Brief ->
Omit the pictures and print exactly the lines of the listing below, starting at the first and ending at the line containing "126.5, 127.0, 129.5]".
----- Data for this task
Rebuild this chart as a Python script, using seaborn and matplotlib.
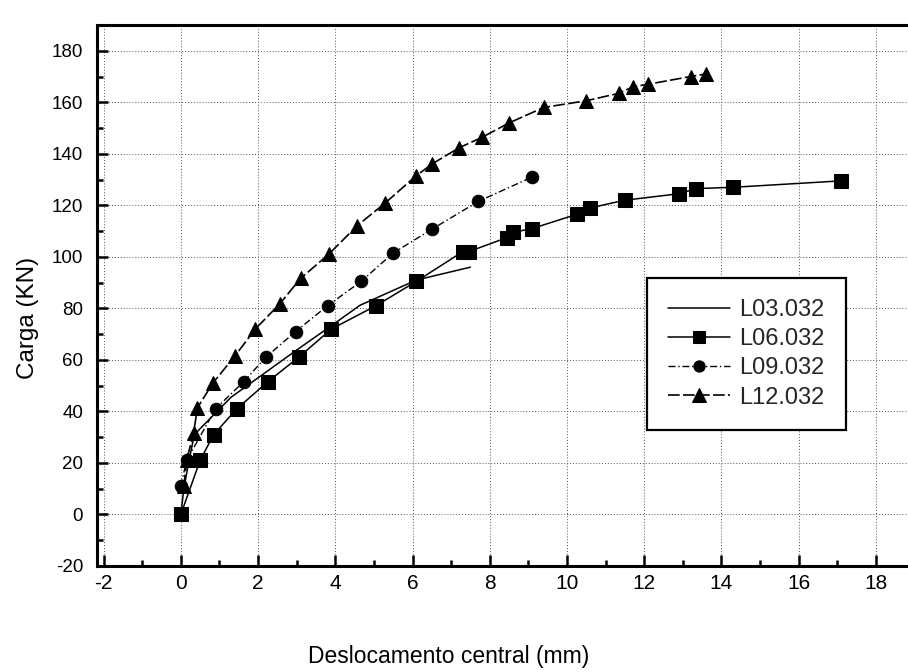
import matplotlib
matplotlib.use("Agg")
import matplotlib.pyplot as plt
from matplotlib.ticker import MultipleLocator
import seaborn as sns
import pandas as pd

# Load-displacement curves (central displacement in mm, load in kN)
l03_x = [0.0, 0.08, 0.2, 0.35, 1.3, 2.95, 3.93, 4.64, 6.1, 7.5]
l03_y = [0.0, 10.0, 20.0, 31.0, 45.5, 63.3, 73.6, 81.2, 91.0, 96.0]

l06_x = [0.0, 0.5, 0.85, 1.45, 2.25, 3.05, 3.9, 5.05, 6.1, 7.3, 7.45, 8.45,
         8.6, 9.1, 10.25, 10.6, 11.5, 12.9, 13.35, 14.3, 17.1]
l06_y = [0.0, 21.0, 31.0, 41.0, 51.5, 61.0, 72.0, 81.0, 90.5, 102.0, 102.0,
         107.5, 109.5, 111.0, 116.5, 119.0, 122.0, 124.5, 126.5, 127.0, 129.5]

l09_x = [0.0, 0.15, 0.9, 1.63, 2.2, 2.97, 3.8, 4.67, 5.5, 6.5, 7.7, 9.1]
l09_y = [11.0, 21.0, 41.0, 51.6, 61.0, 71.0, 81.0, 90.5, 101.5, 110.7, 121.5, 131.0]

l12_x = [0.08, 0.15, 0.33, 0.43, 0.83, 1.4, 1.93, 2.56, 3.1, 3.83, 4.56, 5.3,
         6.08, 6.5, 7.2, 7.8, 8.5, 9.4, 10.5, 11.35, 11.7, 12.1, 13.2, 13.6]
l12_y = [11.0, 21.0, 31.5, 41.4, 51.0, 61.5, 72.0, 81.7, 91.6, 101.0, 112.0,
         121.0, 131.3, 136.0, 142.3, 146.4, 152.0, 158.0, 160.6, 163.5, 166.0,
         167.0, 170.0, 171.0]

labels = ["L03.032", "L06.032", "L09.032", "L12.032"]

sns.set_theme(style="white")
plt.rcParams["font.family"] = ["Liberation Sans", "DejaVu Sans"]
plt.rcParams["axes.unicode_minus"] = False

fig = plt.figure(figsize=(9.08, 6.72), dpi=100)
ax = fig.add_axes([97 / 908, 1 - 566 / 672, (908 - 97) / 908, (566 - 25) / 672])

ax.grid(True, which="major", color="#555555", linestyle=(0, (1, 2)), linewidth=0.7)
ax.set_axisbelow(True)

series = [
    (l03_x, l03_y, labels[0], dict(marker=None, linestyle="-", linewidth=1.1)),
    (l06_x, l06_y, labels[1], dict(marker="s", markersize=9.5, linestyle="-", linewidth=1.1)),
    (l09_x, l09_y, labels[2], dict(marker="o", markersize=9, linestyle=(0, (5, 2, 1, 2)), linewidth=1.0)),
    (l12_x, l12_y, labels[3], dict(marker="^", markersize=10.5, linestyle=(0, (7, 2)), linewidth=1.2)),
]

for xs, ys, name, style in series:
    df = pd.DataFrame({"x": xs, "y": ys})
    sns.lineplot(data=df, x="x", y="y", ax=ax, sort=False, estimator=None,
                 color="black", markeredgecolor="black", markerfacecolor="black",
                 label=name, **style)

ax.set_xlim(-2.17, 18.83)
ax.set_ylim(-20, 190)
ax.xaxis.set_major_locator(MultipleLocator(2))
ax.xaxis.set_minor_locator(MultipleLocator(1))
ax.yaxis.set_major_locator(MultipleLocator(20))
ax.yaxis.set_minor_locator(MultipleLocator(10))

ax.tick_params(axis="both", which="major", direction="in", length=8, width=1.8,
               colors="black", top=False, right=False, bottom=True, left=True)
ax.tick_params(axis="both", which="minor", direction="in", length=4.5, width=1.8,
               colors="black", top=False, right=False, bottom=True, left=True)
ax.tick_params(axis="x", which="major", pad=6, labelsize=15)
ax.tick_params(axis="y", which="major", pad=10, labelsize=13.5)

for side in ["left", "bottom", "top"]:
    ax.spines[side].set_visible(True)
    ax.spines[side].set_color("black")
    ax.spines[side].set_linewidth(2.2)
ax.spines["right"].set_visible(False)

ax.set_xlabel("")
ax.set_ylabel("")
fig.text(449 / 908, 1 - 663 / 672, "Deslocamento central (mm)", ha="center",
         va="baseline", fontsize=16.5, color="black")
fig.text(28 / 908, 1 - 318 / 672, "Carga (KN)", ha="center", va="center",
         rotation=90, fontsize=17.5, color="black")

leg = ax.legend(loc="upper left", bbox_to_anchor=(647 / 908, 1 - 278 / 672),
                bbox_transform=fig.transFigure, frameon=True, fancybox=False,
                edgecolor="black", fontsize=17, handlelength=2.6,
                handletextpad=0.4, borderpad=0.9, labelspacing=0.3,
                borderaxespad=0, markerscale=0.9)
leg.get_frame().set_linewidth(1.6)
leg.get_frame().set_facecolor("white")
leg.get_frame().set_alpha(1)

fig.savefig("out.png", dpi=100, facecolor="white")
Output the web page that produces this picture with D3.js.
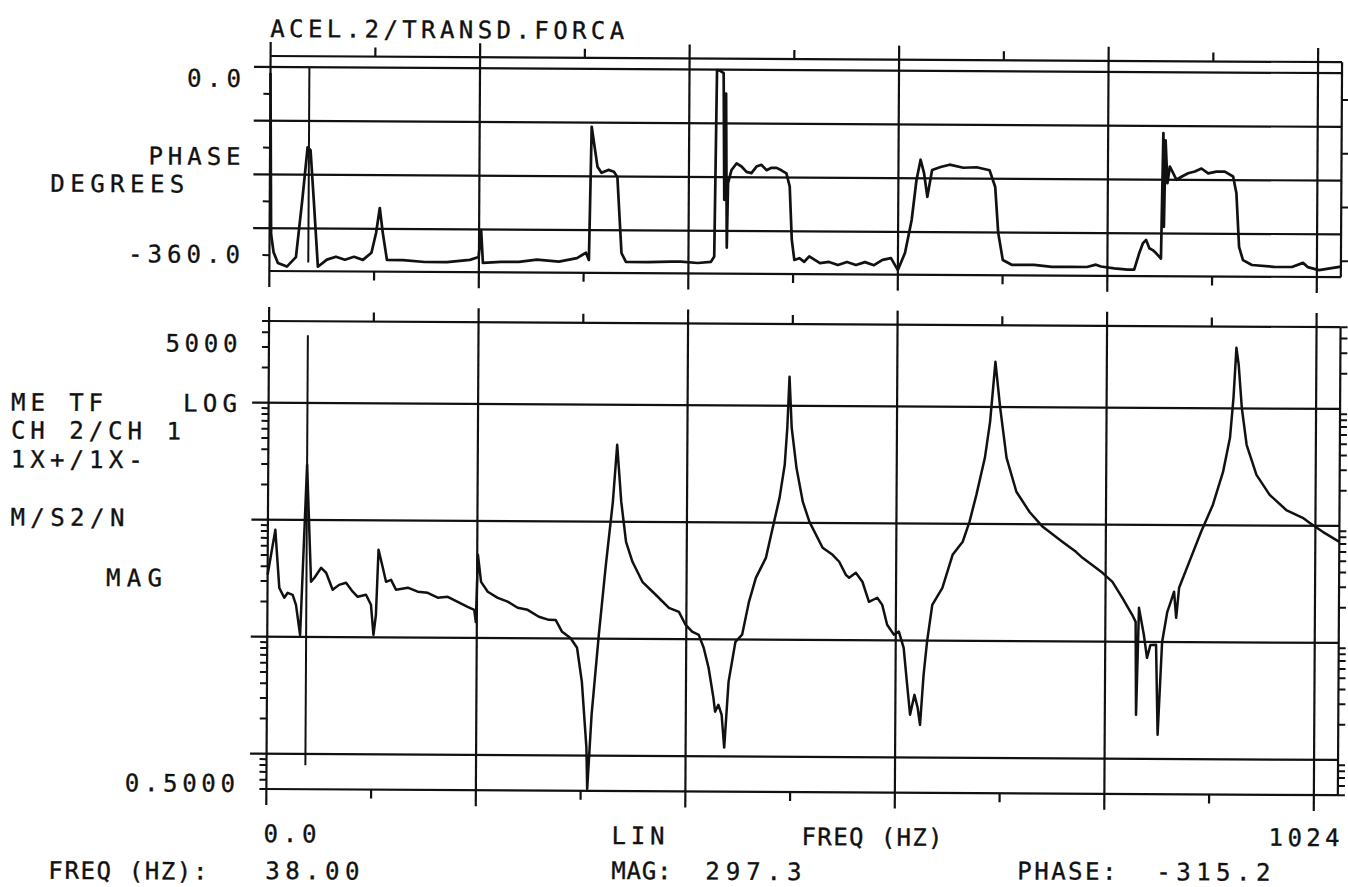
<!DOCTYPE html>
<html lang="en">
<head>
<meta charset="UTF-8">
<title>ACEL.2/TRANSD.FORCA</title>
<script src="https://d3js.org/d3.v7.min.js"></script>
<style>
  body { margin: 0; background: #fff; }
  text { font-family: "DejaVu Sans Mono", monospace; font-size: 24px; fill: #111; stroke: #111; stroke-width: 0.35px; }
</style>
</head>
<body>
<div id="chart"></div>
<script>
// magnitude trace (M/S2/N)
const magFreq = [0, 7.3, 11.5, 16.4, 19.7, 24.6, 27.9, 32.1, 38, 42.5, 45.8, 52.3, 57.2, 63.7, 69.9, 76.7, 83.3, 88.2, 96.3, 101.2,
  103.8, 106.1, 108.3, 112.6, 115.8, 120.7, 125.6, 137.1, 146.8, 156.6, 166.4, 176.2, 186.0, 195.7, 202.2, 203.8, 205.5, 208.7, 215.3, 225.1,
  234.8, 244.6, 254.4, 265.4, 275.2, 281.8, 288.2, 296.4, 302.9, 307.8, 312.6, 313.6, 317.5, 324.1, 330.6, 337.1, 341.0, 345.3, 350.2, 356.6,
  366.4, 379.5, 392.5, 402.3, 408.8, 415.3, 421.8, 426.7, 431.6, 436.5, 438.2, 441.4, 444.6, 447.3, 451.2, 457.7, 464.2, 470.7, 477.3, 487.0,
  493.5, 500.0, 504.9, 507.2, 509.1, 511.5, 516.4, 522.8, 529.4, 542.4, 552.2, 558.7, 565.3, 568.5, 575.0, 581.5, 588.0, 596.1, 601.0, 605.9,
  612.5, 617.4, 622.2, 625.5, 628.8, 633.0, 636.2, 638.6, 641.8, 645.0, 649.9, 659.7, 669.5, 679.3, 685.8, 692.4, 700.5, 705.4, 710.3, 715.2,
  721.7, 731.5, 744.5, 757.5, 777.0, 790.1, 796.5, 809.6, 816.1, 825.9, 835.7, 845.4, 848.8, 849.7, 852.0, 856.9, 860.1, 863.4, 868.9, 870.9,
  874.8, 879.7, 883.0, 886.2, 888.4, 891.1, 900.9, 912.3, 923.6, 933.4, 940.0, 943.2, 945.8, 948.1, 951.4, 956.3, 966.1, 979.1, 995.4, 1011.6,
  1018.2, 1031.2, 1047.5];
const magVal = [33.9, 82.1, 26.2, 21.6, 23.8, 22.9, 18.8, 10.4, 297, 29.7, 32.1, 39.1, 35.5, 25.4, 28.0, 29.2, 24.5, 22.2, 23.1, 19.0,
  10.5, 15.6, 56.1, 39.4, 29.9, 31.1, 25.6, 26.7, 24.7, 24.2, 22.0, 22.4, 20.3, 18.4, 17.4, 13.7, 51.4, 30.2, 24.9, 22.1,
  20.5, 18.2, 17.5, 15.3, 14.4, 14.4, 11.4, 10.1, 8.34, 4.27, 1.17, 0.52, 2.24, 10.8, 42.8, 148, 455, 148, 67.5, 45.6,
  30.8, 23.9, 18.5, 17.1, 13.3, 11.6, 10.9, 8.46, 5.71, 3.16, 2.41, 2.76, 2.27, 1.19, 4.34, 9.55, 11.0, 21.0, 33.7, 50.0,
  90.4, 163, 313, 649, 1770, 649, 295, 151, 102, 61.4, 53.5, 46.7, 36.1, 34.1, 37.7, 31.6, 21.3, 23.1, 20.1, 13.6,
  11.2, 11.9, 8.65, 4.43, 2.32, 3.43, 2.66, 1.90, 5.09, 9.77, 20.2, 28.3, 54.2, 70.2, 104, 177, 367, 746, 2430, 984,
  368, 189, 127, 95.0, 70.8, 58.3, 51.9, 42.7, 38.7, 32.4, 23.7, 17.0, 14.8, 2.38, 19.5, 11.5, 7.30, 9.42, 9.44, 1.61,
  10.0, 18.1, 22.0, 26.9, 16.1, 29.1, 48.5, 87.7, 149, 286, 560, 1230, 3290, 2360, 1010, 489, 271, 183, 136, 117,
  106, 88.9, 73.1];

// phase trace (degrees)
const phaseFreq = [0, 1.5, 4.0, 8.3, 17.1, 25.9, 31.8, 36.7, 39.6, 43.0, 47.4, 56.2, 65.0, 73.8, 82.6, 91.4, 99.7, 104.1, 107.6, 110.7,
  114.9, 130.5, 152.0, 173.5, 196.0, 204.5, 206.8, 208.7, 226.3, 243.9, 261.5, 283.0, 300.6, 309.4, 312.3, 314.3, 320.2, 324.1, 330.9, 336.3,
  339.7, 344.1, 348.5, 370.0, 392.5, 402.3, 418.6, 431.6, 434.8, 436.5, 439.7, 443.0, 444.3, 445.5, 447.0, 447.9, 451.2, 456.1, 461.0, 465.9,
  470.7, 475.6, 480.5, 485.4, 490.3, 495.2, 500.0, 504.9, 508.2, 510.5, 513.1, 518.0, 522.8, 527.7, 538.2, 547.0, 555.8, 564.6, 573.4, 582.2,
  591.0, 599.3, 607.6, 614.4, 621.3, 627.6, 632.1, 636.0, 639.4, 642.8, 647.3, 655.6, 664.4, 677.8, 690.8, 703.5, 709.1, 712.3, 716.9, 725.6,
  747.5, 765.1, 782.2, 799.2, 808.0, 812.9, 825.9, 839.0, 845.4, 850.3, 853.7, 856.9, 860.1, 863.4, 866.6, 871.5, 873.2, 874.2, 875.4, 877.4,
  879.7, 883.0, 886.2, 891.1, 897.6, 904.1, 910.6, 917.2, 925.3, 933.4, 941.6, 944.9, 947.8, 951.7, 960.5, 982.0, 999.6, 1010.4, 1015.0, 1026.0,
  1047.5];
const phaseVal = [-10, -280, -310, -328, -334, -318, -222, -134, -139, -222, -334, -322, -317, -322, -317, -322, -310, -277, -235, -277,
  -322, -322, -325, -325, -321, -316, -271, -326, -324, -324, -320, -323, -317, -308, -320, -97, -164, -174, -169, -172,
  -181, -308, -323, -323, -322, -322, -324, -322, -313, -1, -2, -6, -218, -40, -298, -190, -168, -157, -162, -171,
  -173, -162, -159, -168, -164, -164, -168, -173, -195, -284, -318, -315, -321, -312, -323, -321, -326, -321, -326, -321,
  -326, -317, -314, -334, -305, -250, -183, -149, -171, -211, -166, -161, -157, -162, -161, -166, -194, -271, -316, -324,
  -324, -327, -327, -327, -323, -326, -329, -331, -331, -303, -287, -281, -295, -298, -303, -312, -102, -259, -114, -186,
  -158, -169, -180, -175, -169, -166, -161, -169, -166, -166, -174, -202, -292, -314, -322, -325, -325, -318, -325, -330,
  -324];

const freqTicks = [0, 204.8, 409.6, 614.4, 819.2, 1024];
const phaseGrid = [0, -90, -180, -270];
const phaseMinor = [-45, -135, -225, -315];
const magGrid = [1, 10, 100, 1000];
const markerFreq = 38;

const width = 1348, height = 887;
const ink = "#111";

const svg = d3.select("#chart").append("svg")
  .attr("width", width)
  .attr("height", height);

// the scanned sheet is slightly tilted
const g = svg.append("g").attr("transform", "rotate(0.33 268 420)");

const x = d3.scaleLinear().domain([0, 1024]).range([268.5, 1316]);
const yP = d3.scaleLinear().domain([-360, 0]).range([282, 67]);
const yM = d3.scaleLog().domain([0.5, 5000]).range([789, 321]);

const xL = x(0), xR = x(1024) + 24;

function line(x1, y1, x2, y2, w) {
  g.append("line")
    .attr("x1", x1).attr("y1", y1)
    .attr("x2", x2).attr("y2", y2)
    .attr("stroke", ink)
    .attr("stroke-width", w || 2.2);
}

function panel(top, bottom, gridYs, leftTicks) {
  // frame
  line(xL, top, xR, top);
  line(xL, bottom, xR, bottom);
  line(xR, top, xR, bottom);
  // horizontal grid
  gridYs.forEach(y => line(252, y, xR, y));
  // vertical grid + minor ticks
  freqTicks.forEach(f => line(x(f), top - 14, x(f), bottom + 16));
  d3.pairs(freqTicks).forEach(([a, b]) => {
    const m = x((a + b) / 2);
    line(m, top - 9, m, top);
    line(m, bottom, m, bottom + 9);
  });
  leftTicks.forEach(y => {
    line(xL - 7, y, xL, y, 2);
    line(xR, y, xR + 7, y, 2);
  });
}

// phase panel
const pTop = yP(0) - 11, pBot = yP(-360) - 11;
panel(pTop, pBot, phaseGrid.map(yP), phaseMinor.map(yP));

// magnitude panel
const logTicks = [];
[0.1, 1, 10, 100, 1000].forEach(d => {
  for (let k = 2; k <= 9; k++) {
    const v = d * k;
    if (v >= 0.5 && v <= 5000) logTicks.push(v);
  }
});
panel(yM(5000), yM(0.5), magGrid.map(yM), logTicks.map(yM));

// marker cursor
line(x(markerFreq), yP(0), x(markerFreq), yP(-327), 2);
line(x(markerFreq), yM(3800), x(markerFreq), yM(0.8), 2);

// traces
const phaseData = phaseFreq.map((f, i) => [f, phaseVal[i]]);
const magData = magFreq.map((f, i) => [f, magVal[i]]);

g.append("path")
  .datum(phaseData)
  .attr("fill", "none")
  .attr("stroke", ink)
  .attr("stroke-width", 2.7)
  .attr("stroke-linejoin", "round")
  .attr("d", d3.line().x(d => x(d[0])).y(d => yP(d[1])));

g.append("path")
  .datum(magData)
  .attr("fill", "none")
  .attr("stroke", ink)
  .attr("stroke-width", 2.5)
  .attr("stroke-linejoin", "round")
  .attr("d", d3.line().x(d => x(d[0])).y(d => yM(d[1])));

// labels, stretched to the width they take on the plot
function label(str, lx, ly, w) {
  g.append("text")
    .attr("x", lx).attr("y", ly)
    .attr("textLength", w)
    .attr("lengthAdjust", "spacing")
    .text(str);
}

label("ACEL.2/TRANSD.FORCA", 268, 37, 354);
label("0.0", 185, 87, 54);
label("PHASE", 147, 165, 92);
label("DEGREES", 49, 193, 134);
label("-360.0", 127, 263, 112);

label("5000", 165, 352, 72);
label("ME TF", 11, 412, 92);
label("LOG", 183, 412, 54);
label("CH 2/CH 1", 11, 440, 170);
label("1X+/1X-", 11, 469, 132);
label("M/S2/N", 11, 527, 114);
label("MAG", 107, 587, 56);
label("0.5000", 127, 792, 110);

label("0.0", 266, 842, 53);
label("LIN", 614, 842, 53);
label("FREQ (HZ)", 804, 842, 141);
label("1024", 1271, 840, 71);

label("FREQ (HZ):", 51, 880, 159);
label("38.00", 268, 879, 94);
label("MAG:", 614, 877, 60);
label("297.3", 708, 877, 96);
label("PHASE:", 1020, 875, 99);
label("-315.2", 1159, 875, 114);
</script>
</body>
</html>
----------
The answer ->
Rebuild this chart as a Python script, using seaborn and matplotlib.
import matplotlib
matplotlib.use("Agg")
import matplotlib.pyplot as plt
from matplotlib.ticker import MultipleLocator
import seaborn as sns
import pandas as pd

# Load-displacement curves (central displacement in mm, load in kN)
l03_x = [0.0, 0.08, 0.2, 0.35, 1.3, 2.95, 3.93, 4.64, 6.1, 7.5]
l03_y = [0.0, 10.0, 20.0, 31.0, 45.5, 63.3, 73.6, 81.2, 91.0, 96.0]

l06_x = [0.0, 0.5, 0.85, 1.45, 2.25, 3.05, 3.9, 5.05, 6.1, 7.3, 7.45, 8.45,
         8.6, 9.1, 10.25, 10.6, 11.5, 12.9, 13.35, 14.3, 17.1]
l06_y = [0.0, 21.0, 31.0, 41.0, 51.5, 61.0, 72.0, 81.0, 90.5, 102.0, 102.0,
         107.5, 109.5, 111.0, 116.5, 119.0, 122.0, 124.5, 126.5, 127.0, 129.5]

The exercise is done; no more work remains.